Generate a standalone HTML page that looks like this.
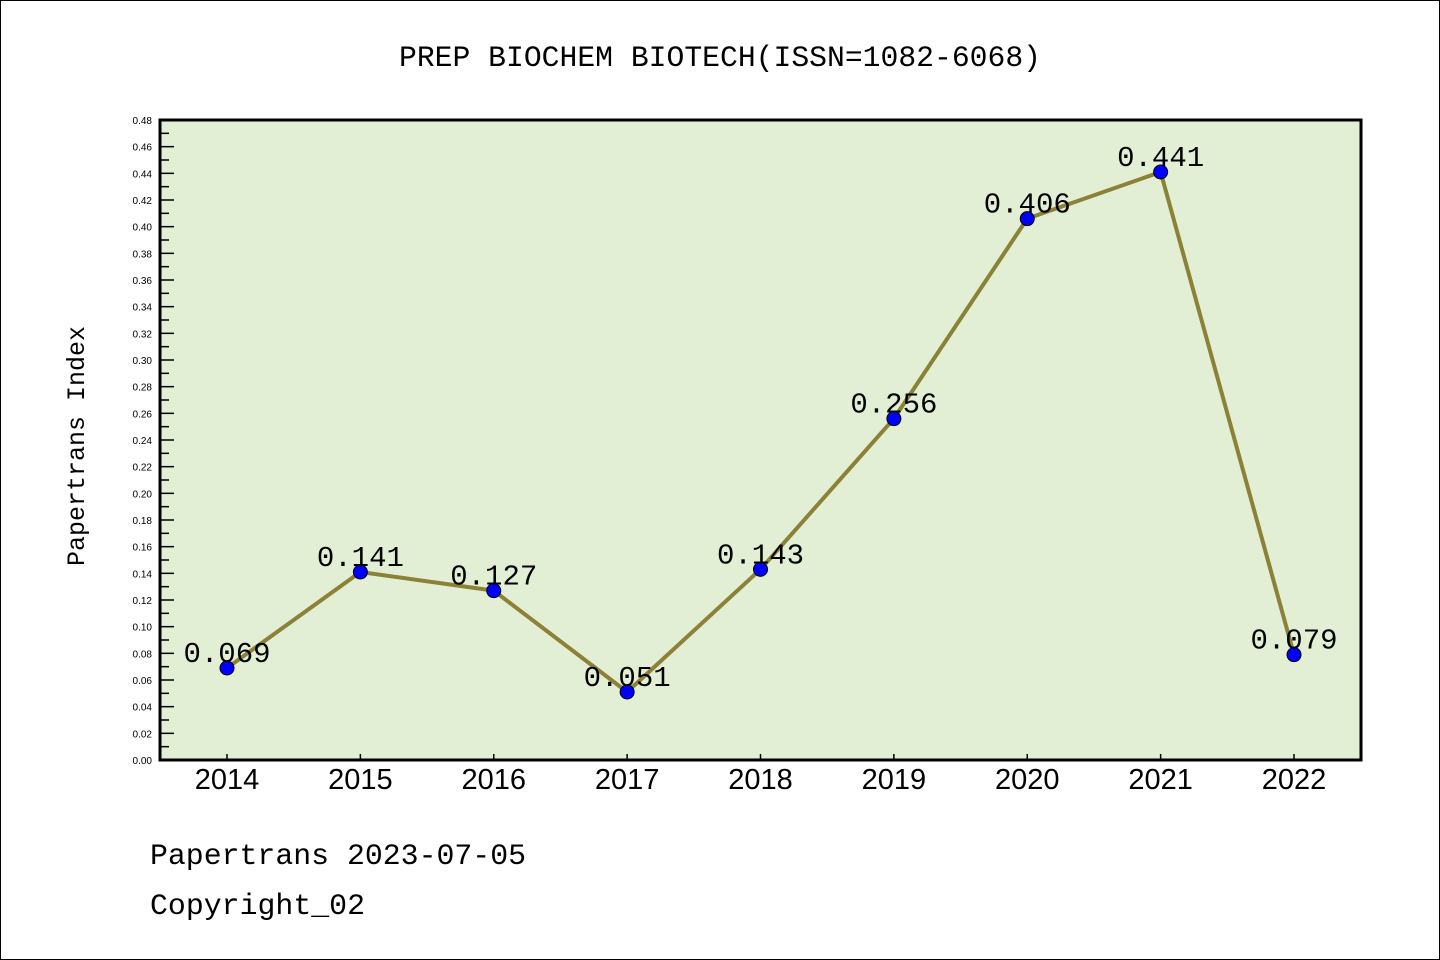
<!DOCTYPE html>
<html><head><meta charset="utf-8"><style>
html,body{margin:0;padding:0;background:#fff}
svg{display:block}
.mono{font-family:"Liberation Mono","Noto Sans CJK SC",monospace}
.sans{font-family:"Liberation Sans","DejaVu Sans",sans-serif}
</style></head><body>
<svg id="chart" width="1440" height="960" xmlns="http://www.w3.org/2000/svg">
<rect x="0.5" y="0.5" width="1439" height="959" fill="#fff" stroke="#000" stroke-width="1"/>
<text class="mono" x="720" y="66" font-size="30" text-anchor="middle" textLength="642" lengthAdjust="spacingAndGlyphs">PREP BIOCHEM BIOTECH(ISSN=1082-6068)</text>
<rect x="160" y="120" width="1201" height="640" fill="#e2efd5"/>
<g id="yticks"></g>
<g id="xticks"></g>
<g id="series"></g>
<rect x="160" y="120" width="1201" height="640" fill="none" stroke="#000" stroke-width="3"/>
<text class="mono" transform="translate(84,446) rotate(-90)" font-size="25" text-anchor="middle">Papertrans Index</text>
<text class="mono" x="150" y="864" font-size="30" textLength="376" lengthAdjust="spacingAndGlyphs">Papertrans 2023-07-05</text>
<text class="mono" x="150" y="914" font-size="30" textLength="215" lengthAdjust="spacingAndGlyphs">Copyright_02</text>
</svg>
<script>
const years = ["2014","2015","2016","2017","2018","2019","2020","2021","2022"];
const values = [0.069,0.141,0.127,0.051,0.143,0.256,0.406,0.441,0.079];
const valueLabels = ["0.069","0.141","0.127","0.051","0.143","0.256","0.406","0.441","0.079"];
const yMax = 0.48;
const NS="http://www.w3.org/2000/svg";
function xs(i){return 227+i*(1294-227)/(years.length-1);}
function ys(v){return 760-v/yMax*640;}
function mk(tag,attrs,parent){const e=document.createElementNS(NS,tag);for(const k in attrs)e.setAttribute(k,attrs[k]);parent.appendChild(e);return e;}
const yt=document.getElementById('yticks');
for(let k=0;k<=48;k++){
  const v=k/100, y=ys(v), major=k%2===0;
  const t=mk('line',{x1:160,x2:160+(major?14:9),y1:y,y2:y,stroke:'#000','stroke-width':1.5},yt);
  
  
  if(major){
    const l=mk('text',{x:152,y:y+4,'font-size':10,'text-anchor':'end',class:'sans'},yt);
    
    
    l.textContent=v.toFixed(2);
  }
}
const xt=document.getElementById('xticks');
years.forEach((yr,i)=>{
  const x=xs(i);
  const t=mk('line',{x1:x,x2:x,y1:760,y2:754,stroke:'#000','stroke-width':1.5},xt);
  
  
  const l=mk('text',{x:x,y:789,'font-size':29,'text-anchor':'middle',class:'sans'},xt);
  
  
  l.textContent=yr;
});
const s=document.getElementById('series');
const pts=values.map((v,i)=>xs(i)+','+ys(v)).join(' ');
const pl=mk('polyline',{points:pts,fill:'none',stroke:'#8b8137','stroke-width':4,'stroke-linejoin':'round'},s);


values.forEach((v,i)=>{
  const c=mk('circle',{cx:xs(i),cy:ys(v),r:7,fill:'#0000ff',stroke:'#000','stroke-width':1},s);
  
  
});
values.forEach((v,i)=>{
  const l=mk('text',{x:xs(i),y:ys(v)-6,'font-size':29,'text-anchor':'middle',class:'mono'},s);
  
  
  l.textContent=valueLabels[i];
});
</script>
</body></html>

..............................

Every line of the data above should be quoted exactly. Omit the pictures.

Generate a standalone HTML page that looks like this.
<!DOCTYPE html>
<html><head><meta charset="utf-8"><style>
html,body{margin:0;padding:0;background:#fff}
svg{display:block}
.mono{font-family:"Liberation Mono","Noto Sans CJK SC",monospace}
.sans{font-family:"Liberation Sans","DejaVu Sans",sans-serif}
</style></head><body>
<svg id="chart" width="1440" height="960" xmlns="http://www.w3.org/2000/svg">
<rect x="0.5" y="0.5" width="1439" height="959" fill="#fff" stroke="#000" stroke-width="1"/>
<text class="mono" x="720" y="66" font-size="30" text-anchor="middle" textLength="642" lengthAdjust="spacingAndGlyphs">PREP BIOCHEM BIOTECH(ISSN=1082-6068)</text>
<rect x="160" y="120" width="1201" height="640" fill="#e2efd5"/>
<g id="yticks"></g>
<g id="xticks"></g>
<g id="series"></g>
<rect x="160" y="120" width="1201" height="640" fill="none" stroke="#000" stroke-width="3"/>
<text class="mono" transform="translate(84,446) rotate(-90)" font-size="25" text-anchor="middle">Papertrans Index</text>
<text class="mono" x="150" y="864" font-size="30" textLength="376" lengthAdjust="spacingAndGlyphs">Papertrans 2023-07-05</text>
<text class="mono" x="150" y="914" font-size="30" textLength="215" lengthAdjust="spacingAndGlyphs">Copyright_02</text>
</svg>
<script>
const years = ["2014","2015","2016","2017","2018","2019","2020","2021","2022"];
const values = [0.069,0.141,0.127,0.051,0.143,0.256,0.406,0.441,0.079];
const valueLabels = ["0.069","0.141","0.127","0.051","0.143","0.256","0.406","0.441","0.079"];
const yMax = 0.48;
const NS="http://www.w3.org/2000/svg";
function xs(i){return 227+i*(1294-227)/(years.length-1);}
function ys(v){return 760-v/yMax*640;}
function mk(tag,attrs,parent){const e=document.createElementNS(NS,tag);for(const k in attrs)e.setAttribute(k,attrs[k]);parent.appendChild(e);return e;}
const yt=document.getElementById('yticks');
for(let k=0;k<=48;k++){
  const v=k/100, y=ys(v), major=k%2===0;
  const t=mk('line',{x1:160,x2:160+(major?14:9),y1:y,y2:y,stroke:'#000','stroke-width':1.5},yt);
  
  
  if(major){
    const l=mk('text',{x:152,y:y+4,'font-size':10,'text-anchor':'end',class:'sans'},yt);
    
    
    l.textContent=v.toFixed(2);
  }
}
const xt=document.getElementById('xticks');
years.forEach((yr,i)=>{
  const x=xs(i);
  const t=mk('line',{x1:x,x2:x,y1:760,y2:754,stroke:'#000','stroke-width':1.5},xt);
  
  
  const l=mk('text',{x:x,y:789,'font-size':29,'text-anchor':'middle',class:'sans'},xt);
  
  
  l.textContent=yr;
});
const s=document.getElementById('series');
const pts=values.map((v,i)=>xs(i)+','+ys(v)).join(' ');
const pl=mk('polyline',{points:pts,fill:'none',stroke:'#8b8137','stroke-width':4,'stroke-linejoin':'round'},s);


values.forEach((v,i)=>{
  const c=mk('circle',{cx:xs(i),cy:ys(v),r:7,fill:'#0000ff',stroke:'#000','stroke-width':1},s);
  
  
});
values.forEach((v,i)=>{
  const l=mk('text',{x:xs(i),y:ys(v)-6,'font-size':29,'text-anchor':'middle',class:'mono'},s);
  
  
  l.textContent=valueLabels[i];
});
</script>
</body></html>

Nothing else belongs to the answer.